Property is seen as the key growth engine for Trade Me's classified advertising business as it faces flat revenues in its other main general auctions business. In a sign that rivalry for online property listings has heated up in the past six months, realestate.co.nz poached Trade Me's former property head Brendon Skipper, prompting Trade Me to hire former QV executive Nigel Jeffries, who has 15 years' experience in senior technology and property data roles, as a replacement.
"Given the calibre of the candidate, we think this sends a clear signal that Trade Me aims to build a large and very valuable property business over the next three to five years," Craigs Investment Partners research analyst Stephen Ridgewell said in a report. "We see property as a 'winner takes all' market in New Zealand rather than one where two major players can co-exist."
Ridgewell estimates Trade Me will spend $5.2 million on marketing in the second half of this financial year after promotional costs jumped 153 per cent to $3.2 million in the first half as it sought to lure real estate agents to its auction site and overhauled its fee structure. The prize is an extra $22.5 million in sales over the next three years, he says.

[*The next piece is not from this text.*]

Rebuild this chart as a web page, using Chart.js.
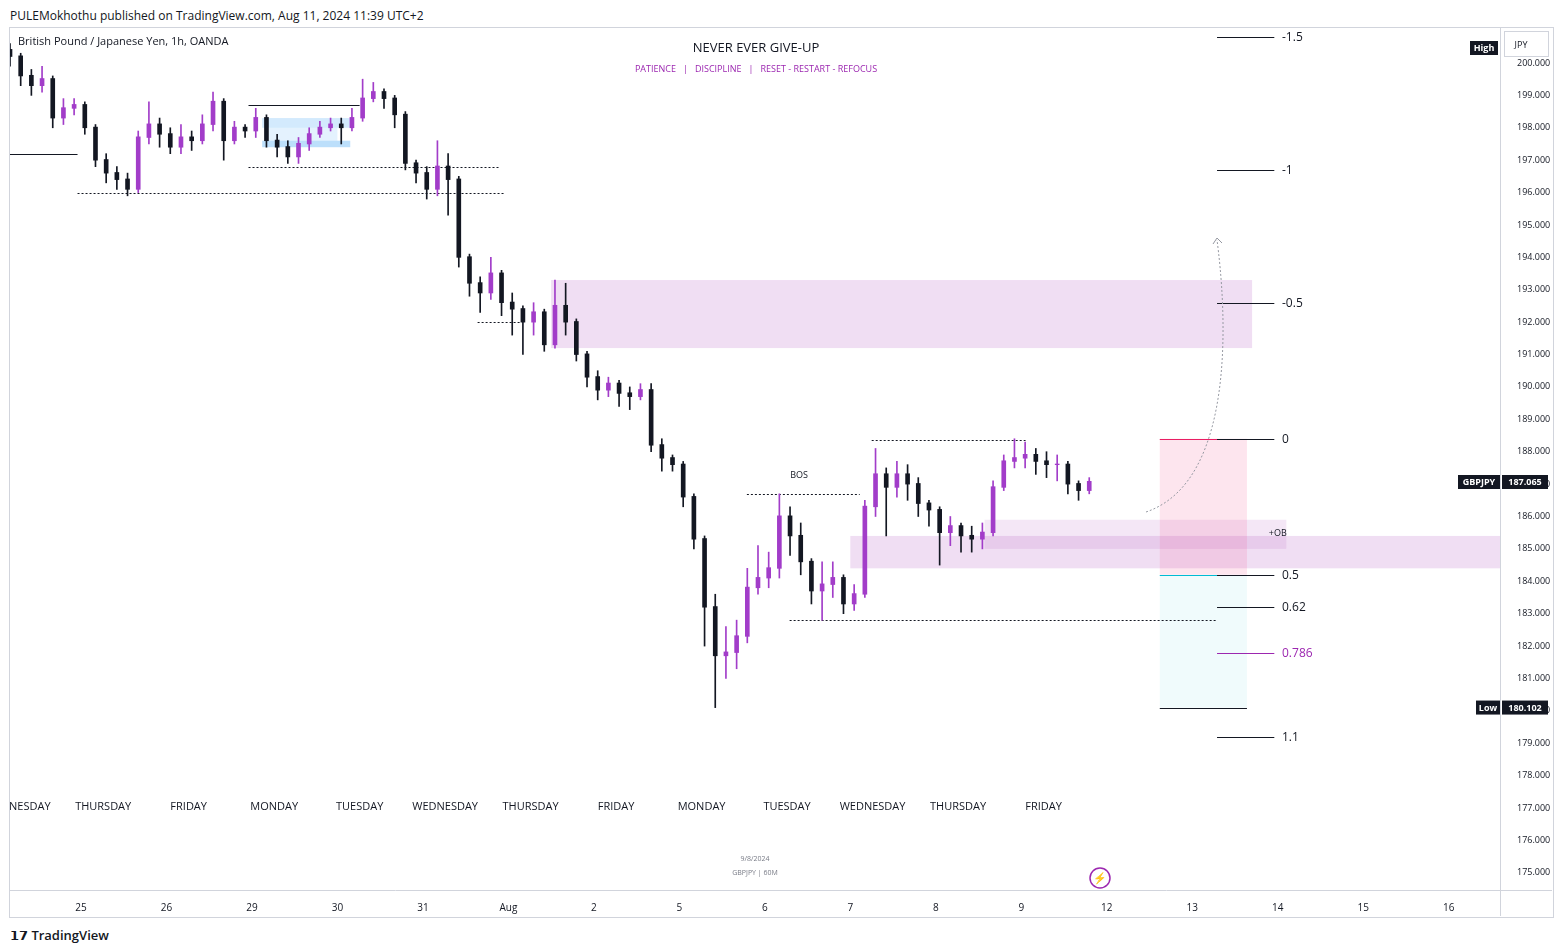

Trade Me currently earns about $50 from a property agency listing as the firms take advantage of a $999 cap on their total spend, according to Ridgewell's estimate. The company wants to move to a straight fee of about $159 for each agency property listing, which it expects agents to pass on to sellers. Home owners currently pay about $400 for a private listing and may pay 10 times that for an urban newspaper campaign.